- **EXERCISE TASK**
In this exercise, print only the lines of the records below from the one with "Reproduce this chart with matplotlib." through the one with "plt.rcParams['mathtext.it'] = 'DejaVu", inclusive. Pictures are not part of the copy.

- **DATA PROVIDED**
_ _ _

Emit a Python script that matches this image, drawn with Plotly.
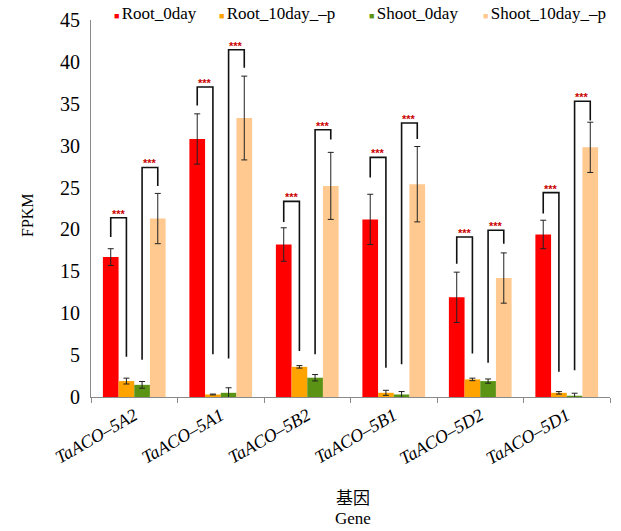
import plotly.graph_objects as go

# ---------------- data ----------------
genes = ["TaACO–5A2", "TaACO–5A1", "TaACO–5B2", "TaACO–5B1", "TaACO–5D2", "TaACO–5D1"]
series_names = ["Root_0day", "Root_10day_–p", "Shoot_0day", "Shoot_10day_–p"]

root_0day = [16.7, 30.8, 18.2, 21.2, 11.9, 19.4]
root_0day_err = [1.0, 3.0, 2.0, 3.0, 3.0, 1.7]
root_10day = [1.9, 0.3, 3.6, 0.5, 2.1, 0.5]
root_10day_err = [0.35, 0.05, 0.15, 0.3, 0.15, 0.15]
shoot_0day = [1.45, 0.5, 2.3, 0.3, 1.9, 0.15]
shoot_0day_err = [0.4, 0.6, 0.38, 0.35, 0.25, 0.3]
shoot_10day = [21.3, 33.3, 25.2, 25.4, 14.2, 29.8]
shoot_10day_err = [3.0, 5.0, 4.0, 4.5, 3.0, 3.0]

# significance brackets (values in FPKM units)
root_bracket_top = [21.4, 37.0, 23.35, 28.6, 19.1, 24.4]
root_bracket_left_end = [19.1, 34.8, 20.9, 26.2, 15.9, 21.9]
root_bracket_right_end = [4.8, 5.1, 5.5, 3.5, 5.2, 3.0]
shoot_bracket_top = [27.4, 41.45, 31.9, 32.7, 19.9, 35.3]
shoot_bracket_left_end = [4.45, 4.6, 5.1, 3.9, 4.1, 3.2]
shoot_bracket_right_end = [25.2, 39.3, 30.75, 30.8, 18.3, 33.0]
sig_label = "***"

y_ticks = [0, 5, 10, 15, 20, 25, 30, 35, 40, 45]

# ---------------- style ----------------
colors = ["#FF0000", "#FFA300", "#5B9414", "#FFC98F"]
SERIF = "Liberation Serif"
CJK = "Noto Sans CJK SC"
W, H = 621, 531
L, R, T, B = 91, 610, 20, 397
bargap = 0.275

values = [root_0day, root_10day, shoot_0day, shoot_10day]
errors = [root_0day_err, root_10day_err, shoot_0day_err, shoot_10day_err]

fig = go.Figure()
for name, vals, errs, col in zip(series_names, values, errors, colors):
    fig.add_trace(go.Bar(
        x=genes, y=vals, name=name,
        marker=dict(color=col, line=dict(width=0)),
        error_y=dict(type="data", array=errs, visible=True,
                     color="#222222", thickness=1, width=3),
        showlegend=False,
    ))

# bar centers within a group (category index units)
bw = (1 - bargap) / 4
offsets = [(k - 1.5) * bw for k in range(4)]

shapes = []
annotations = []
for i in range(len(genes)):
    pairs = [
        (0, 1, root_bracket_top[i], root_bracket_left_end[i], root_bracket_right_end[i]),
        (2, 3, shoot_bracket_top[i], shoot_bracket_left_end[i], shoot_bracket_right_end[i]),
    ]
    for a, b, top, le, re in pairs:
        xa = i + offsets[a]
        xb = i + offsets[b]
        shapes.append(dict(
            type="path", xref="x", yref="y",
            path=f"M {xa},{le} L {xa},{top} L {xb},{top} L {xb},{re}",
            line=dict(color="#111111", width=1.6),
        ))
        annotations.append(dict(
            x=(xa + xb) / 2, y=top, xref="x", yref="y",
            text=f"<b>{sig_label}</b>", showarrow=False,
            yanchor="bottom", yshift=-4,
            font=dict(size=11, color="#CC0000", family="Arial"),
        ))


def px_x(px):
    return (px - L) / (R - L)


def px_y(py):
    return (B - py) / (B - T)


# legend as text entries
legend_x = [112, 217, 367, 481]
for name, col, lx in zip(series_names, colors, legend_x):
    annotations.append(dict(
        x=px_x(lx), y=px_y(14), xref="paper", yref="paper",
        xanchor="left", yanchor="middle", showarrow=False,
        text=f"<span style='font-size:9px;color:{col}'>■ </span>{name}",
        font=dict(size=17, color="black", family=SERIF),
    ))

# axis titles
annotations.append(dict(
    x=px_x(28), y=px_y(215), xref="paper", yref="paper",
    text="FPKM", textangle=-90, showarrow=False,
    xanchor="center", yanchor="middle",
    font=dict(size=16, color="black", family=SERIF),
))
annotations.append(dict(
    x=px_x(353), y=px_y(497), xref="paper", yref="paper",
    text="基因", showarrow=False, xanchor="center", yanchor="middle",
    font=dict(size=17, color="black", family=CJK),
))
annotations.append(dict(
    x=px_x(353), y=px_y(518), xref="paper", yref="paper",
    text="Gene", showarrow=False, xanchor="center", yanchor="middle",
    font=dict(size=17, color="black", family=SERIF),
))

fig.update_layout(
    template="none",
    width=W, height=H,
    margin=dict(l=L, r=W - R, t=T, b=H - B, pad=0, autoexpand=False),
    paper_bgcolor="white", plot_bgcolor="white",
    barmode="group", bargap=bargap, bargroupgap=0,
    shapes=shapes, annotations=annotations,
    showlegend=False,
    font=dict(family=SERIF, color="black"),
)
fig.update_xaxes(
    type="category", categoryorder="array", categoryarray=genes,
    automargin=False,
    showline=True, linecolor="#8a8a8a", linewidth=1,
    ticks="outside", tickson="boundaries", ticklen=5, tickcolor="#8a8a8a",
    tickangle=-30, showgrid=False, zeroline=False,
    tickfont=dict(size=18, family=SERIF, style="italic", color="black"),
)
fig.update_yaxes(
    range=[0, 45], tickvals=y_ticks, ticktext=[str(v) for v in y_ticks],
    automargin=False,
    showline=True, linecolor="#8a8a8a", linewidth=1,
    ticks="", showgrid=False, zeroline=False, ticklabelstandoff=6,
    tickfont=dict(size=20, family=SERIF, color="black"),
)

fig.write_html(
    "out.html",
    config={"displayModeBar": False, "staticPlot": True},
    post_script="document.body.style.margin='0px';document.body.style.overflow='hidden';",
)
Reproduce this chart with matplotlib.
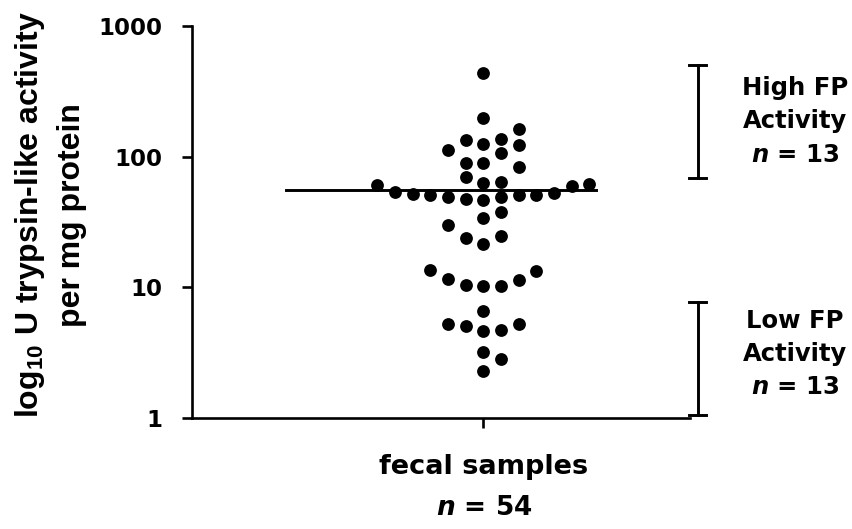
import numpy as np
import matplotlib.pyplot as plt
from matplotlib.ticker import NullLocator

plt.rcParams['font.family'] = 'DejaVu Sans'
plt.rcParams['font.weight'] = 'bold'
plt.rcParams['mathtext.fontset'] = 'custom'
plt.rcParams['mathtext.rm'] = 'Liberation Sans:bold'
plt.rcParams['mathtext.it'] = 'DejaVu Sans:bold:italic'

# trypsin-like activity per sample (U / mg protein)
activity = [440, 199, 164, 135, 136, 125, 122, 112, 106, 89.5, 89.5, 82.8,
            70, 63, 64.4, 60.8, 60, 61.9,
            54, 51.9, 51.3, 48.9, 47.5, 46.2, 48.9, 51, 51.3, 52.8,
            38, 33.8, 30.1, 24, 21.6, 24.9,
            13.6, 11.5, 10.5, 10.2, 10.2, 11.3, 13.3,
            6.56, 5.28, 5.07, 4.62, 4.69, 5.28,
            3.21, 2.81, 2.28]
# swarm column of each dot (0 = category centre)
swarm_slot = [0, 0, 2, -1, 1, 0, 2, -2, 1, -1, 0, 2,
              -1, 0, 1, -6, 5, 6,
              -5, -4, -3, -2, -1, 0, 1, 2, 3, 4,
              1, 0, -2, -1, 0, 1,
              -3, -2, -1, 0, 1, 2, 3,
              0, -2, -1, 0, 1, 2,
              0, 1, 0]
median_activity = 55.7
high_range = [69, 500]
low_range = [1.05, 7.7]
group_text = ['High FP\nActivity\n$n$ = 13', 'Low FP\nActivity\n$n$ = 13']
category = 'fecal samples'
n_total = 54

fig = plt.figure(figsize=(8.53, 5.29), dpi=100)
ax = fig.add_axes([0.2251, 0.2098, 0.5838, 0.7411])

ax.scatter(swarm_slot, activity, s=85, color='black', linewidths=0, zorder=3)
ax.plot([-11.2, 6.4], [median_activity, median_activity], color='black', lw=2.1, zorder=2)

ax.set_yscale('log')
ax.set_ylim(1, 1000)
ax.set_xlim(-16.5, 11.7)
ax.set_yticks([1, 10, 100, 1000], ['1', '10', '100', '1000'])
ax.yaxis.set_minor_locator(NullLocator())
ax.set_xticks([0], [category])

for side in ['top', 'right']:
    ax.spines[side].set_visible(False)
for side in ['left', 'bottom']:
    ax.spines[side].set_linewidth(1.9)
ax.tick_params(axis='y', length=7, width=1.9, pad=14, labelsize=16.5)
ax.tick_params(axis='x', length=7, width=1.9, pad=19, labelsize=19.5)

# range brackets on the right
tr = ax.get_yaxis_transform()
for rng in [high_range, low_range]:
    ax.plot([1.016, 1.016], rng, color='black', lw=2.1, transform=tr, clip_on=False)
    for v in rng:
        ax.plot([0.999, 1.033], [v, v], color='black', lw=2.1, transform=tr, clip_on=False)

fig.text(795 / 853, 1 - 121 / 529, group_text[0], ha='center', va='center',
         fontsize=17.5, linespacing=1.5)
fig.text(795 / 853, 1 - 354 / 529, group_text[1], ha='center', va='center',
         fontsize=17.5, linespacing=1.5)

fig.text(484 / 853, 1 - 508 / 529, '$n$ = %d' % n_total, ha='center', va='center', fontsize=19)

fig.text(30 / 853, 1 - 215 / 529, 'log$_{10}$ U trypsin-like activity', rotation=90,
         ha='center', va='center', fontsize=23, family='Liberation Sans')
fig.text(72 / 853, 1 - 215 / 529, 'per mg protein', rotation=90,
         ha='center', va='center', fontsize=23, family='Liberation Sans')

fig.savefig('out.png', dpi=100)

_ _ _

- **RESULT FOR THIS TASK**
Reproduce this chart with matplotlib.
import numpy as np
import matplotlib.pyplot as plt
from matplotlib.ticker import NullLocator

plt.rcParams['font.family'] = 'DejaVu Sans'
plt.rcParams['font.weight'] = 'bold'
plt.rcParams['mathtext.fontset'] = 'custom'
plt.rcParams['mathtext.rm'] = 'Liberation Sans:bold'
plt.rcParams['mathtext.it'] = 'DejaVu Sans:bold:italic'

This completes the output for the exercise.